Hey kids! It's time for soul-crushing cynicism! With puppets!

It's hard to wrap your head around the image of seeing noted English thespian Benedict Cumberbatch, sporting a growling New York accent, sprinting full-speed down a sidewalk in rubbish-strewn Brooklyn in a huge puppet costume.

Yet, in 'Eric', it's barely the strangest thing going. More to the point, it makes sense. The new miniseries, written and created by Abi Morgan who previously oversaw BBC's excellent 'The Hour' and co-wrote 'Shame' with Steve McQueen, is solidly plotted. Benedict Cumberbatch is a heavy-drinking puppeteer in an all-singing, all-dancing children's show called 'Good Morning Sunshine'. He's the type of frustrated genius who gets into frequent fights with his co-workers, blasts his producers with invective, and is generally too caught up in his own world to see what it's doing to everyone around him. Meanwhile, his on-screen wife, the brilliant Gaby Hoffmann, finds herself seeking comfort in the arms of another man while trying to be a mother to their child. When the child disappears, their lack of parenting and self-absorption is put into sharp focus.

Right there, you've got the basis of a pretty decent show about terrible parents losing their child to disappearance and learning to cope with it, but 'Eric' begins to grow and grow - much like the furry character that Benedict Cumberbatch begins to hallucinate as a way of dealing with his guilt. The titular creature was his son's creation, whom Cumberbatch believes that by putting him on TV, will confirm to his son - wherever he is - that he still cares, and wants him to come home. Again, there's enough there, but the thing keeps growing, taking in homophobia and the AIDS crisis, rampant corruption in '80s New York, institutional racism, underground homeless communities, and that's not before the story that surrounds the kidnapped child.

Benedict Cumberbatch is front and centre, displaying a willingness to be as unlikeable and hateful as he can be. He's a shitty father, a terrible husband, he's egotistical in his work, and his willingness to use his own grief to help his career is shameless. Yet, you're absolutely wrapped up in it. Gaby Hoffmann equals Cumberbatch for nuance and complexity, really allowing the worn and ragged nature of their relationship to bubble up in the most honest and authentic ways. When they start to bristle and snap, it looks and sounds like they've known each for years and are fed up with one another's crap. There's a lived-in quality to it all, helped by the wonderful production design and the choice soundtrack of clunky, forgotten pop hits from the decade.

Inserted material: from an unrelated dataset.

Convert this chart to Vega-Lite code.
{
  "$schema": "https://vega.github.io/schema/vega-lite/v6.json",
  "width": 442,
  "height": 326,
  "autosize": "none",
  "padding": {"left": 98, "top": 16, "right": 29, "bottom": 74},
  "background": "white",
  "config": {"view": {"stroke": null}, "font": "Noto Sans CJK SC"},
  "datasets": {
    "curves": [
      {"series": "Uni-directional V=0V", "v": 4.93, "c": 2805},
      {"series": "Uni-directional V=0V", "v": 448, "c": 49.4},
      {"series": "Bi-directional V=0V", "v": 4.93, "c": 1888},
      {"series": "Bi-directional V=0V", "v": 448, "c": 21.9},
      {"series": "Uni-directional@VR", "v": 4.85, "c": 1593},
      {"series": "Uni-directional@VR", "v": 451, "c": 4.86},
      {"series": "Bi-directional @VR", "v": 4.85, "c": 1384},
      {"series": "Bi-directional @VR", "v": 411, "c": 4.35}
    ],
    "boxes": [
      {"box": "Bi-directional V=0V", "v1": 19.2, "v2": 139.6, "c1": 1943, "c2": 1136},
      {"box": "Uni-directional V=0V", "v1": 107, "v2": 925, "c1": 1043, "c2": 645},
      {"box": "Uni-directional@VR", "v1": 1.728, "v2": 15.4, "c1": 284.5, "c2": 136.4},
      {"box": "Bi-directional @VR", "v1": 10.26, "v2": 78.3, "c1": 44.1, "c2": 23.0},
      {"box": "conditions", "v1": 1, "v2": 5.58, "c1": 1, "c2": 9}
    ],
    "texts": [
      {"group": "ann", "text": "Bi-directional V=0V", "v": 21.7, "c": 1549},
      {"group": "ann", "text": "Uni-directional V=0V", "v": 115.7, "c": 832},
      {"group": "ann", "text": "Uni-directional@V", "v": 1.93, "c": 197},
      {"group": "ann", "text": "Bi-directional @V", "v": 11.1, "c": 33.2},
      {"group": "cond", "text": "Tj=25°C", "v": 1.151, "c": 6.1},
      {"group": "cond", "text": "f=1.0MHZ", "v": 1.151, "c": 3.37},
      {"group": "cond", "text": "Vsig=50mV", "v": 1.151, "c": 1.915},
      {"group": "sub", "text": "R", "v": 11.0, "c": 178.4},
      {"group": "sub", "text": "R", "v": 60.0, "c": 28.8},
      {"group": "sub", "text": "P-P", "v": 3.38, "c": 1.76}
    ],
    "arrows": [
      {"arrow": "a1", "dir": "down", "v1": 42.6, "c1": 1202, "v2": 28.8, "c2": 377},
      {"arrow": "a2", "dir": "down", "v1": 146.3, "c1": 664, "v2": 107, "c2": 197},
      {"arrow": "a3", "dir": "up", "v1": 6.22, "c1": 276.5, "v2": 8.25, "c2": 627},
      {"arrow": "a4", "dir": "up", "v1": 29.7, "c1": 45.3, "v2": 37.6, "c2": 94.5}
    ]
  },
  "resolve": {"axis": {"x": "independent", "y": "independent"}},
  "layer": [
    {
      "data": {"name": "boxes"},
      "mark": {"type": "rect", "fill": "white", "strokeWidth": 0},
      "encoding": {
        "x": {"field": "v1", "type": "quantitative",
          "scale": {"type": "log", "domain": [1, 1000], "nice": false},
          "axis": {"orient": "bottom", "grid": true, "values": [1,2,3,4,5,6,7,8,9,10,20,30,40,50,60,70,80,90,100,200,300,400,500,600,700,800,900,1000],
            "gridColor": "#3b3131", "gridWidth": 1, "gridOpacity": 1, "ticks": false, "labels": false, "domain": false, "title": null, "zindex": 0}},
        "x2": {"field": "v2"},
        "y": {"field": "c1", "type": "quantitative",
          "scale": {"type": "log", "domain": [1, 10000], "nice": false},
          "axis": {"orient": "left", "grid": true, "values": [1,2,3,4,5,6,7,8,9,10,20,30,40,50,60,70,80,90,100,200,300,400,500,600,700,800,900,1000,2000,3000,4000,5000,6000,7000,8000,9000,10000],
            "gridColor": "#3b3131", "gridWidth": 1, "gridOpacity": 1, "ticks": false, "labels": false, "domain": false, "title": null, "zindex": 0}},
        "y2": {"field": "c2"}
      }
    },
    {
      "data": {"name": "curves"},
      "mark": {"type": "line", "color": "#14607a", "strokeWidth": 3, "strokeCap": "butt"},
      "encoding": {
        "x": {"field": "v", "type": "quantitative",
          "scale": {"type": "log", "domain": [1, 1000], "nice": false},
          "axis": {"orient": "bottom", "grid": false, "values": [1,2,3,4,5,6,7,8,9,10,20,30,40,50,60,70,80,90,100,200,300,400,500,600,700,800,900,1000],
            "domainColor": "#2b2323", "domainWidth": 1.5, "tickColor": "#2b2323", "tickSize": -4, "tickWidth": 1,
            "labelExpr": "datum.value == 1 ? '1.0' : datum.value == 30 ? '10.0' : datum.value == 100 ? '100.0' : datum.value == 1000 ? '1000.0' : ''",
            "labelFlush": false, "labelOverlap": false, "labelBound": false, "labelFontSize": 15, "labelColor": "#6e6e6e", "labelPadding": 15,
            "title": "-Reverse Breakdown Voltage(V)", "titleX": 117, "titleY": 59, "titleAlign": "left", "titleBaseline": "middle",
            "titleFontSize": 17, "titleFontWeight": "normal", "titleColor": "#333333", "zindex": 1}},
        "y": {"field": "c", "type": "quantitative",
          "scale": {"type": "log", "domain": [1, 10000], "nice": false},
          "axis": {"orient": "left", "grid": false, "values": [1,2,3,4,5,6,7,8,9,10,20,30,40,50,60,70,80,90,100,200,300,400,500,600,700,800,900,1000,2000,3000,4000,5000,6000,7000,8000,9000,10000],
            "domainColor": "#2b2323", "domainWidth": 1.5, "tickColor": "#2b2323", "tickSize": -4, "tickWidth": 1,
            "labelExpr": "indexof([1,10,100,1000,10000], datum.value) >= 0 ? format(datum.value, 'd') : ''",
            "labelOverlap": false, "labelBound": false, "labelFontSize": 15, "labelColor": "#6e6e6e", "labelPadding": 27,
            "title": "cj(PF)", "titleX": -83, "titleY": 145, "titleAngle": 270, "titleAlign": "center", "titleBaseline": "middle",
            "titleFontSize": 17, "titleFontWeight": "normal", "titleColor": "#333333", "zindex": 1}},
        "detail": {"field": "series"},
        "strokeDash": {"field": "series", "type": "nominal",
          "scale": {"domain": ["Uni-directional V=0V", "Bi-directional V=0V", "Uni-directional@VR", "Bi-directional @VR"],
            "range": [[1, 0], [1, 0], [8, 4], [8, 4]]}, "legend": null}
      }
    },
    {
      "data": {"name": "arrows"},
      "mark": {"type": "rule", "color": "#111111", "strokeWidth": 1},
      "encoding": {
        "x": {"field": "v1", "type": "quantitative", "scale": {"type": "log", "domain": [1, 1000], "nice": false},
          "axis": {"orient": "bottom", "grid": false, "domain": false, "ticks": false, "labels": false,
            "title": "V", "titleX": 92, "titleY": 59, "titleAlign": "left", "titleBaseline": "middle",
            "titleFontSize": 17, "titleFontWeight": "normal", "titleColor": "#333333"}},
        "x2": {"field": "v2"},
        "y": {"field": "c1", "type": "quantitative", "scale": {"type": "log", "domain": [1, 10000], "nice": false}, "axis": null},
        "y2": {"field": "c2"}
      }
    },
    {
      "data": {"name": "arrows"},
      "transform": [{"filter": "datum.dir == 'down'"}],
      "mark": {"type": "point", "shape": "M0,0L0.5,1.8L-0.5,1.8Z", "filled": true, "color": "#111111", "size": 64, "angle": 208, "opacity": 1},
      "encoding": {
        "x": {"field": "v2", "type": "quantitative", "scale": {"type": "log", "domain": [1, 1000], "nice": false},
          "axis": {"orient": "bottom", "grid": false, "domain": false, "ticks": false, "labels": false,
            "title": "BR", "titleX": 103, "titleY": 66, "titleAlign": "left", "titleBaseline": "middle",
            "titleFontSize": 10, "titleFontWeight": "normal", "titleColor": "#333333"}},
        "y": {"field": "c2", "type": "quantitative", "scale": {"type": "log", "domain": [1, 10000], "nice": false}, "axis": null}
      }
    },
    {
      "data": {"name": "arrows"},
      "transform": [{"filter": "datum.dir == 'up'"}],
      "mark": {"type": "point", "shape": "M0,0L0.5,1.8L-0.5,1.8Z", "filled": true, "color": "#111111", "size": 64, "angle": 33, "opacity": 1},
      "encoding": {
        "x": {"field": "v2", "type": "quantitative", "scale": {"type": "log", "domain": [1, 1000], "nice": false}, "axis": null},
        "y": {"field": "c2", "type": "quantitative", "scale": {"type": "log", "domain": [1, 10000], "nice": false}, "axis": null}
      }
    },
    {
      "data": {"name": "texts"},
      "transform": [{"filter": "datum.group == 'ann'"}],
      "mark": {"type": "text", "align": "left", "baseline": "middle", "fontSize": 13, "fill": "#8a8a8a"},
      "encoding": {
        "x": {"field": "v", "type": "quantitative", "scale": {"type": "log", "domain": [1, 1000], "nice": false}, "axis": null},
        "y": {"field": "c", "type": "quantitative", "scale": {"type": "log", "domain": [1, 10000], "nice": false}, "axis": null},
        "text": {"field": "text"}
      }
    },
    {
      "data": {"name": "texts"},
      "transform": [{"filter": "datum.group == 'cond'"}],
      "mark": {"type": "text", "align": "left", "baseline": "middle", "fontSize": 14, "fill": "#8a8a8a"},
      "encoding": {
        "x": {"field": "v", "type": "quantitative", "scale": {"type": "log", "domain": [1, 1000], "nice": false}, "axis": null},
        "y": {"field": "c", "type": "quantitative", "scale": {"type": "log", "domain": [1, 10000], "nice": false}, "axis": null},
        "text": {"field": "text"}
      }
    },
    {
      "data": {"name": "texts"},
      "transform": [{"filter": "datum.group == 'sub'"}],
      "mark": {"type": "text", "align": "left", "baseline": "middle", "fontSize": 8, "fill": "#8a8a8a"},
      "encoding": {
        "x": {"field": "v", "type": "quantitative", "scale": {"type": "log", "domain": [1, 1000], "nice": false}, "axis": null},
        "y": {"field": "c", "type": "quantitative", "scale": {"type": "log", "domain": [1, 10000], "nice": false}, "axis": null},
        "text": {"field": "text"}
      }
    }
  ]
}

Much like James Ellroy's work, 'Eric' spins up this massive web of evil and cynicism, with characters intersecting and diverging with one another across separate storylines, all while it builds and builds to a shocking crescendo that never quite lands as it should. The issue with 'Eric' is that there's more than enough to go on in one of its many subplots and side alleys, and it could have made for a more harmonious and lucid story that stuck the landing and got its ideas across. Indeed, 'Eric' could have easily been chiselled into something efficient and taken in a feature length story, not a six-part miniseries. It's not to say that it doesn't hold your attention or that it lacks for depth and detail, but it spends so much time in reaffirming its themes and atmosphere that it begins to bear down. After all, it's a story about a missing child with terrible parents in a filthy city in a grim decade. There's only so much you can withstand before it crushes you.

All episodes of 'Eric' are available on Netflix from May 30th.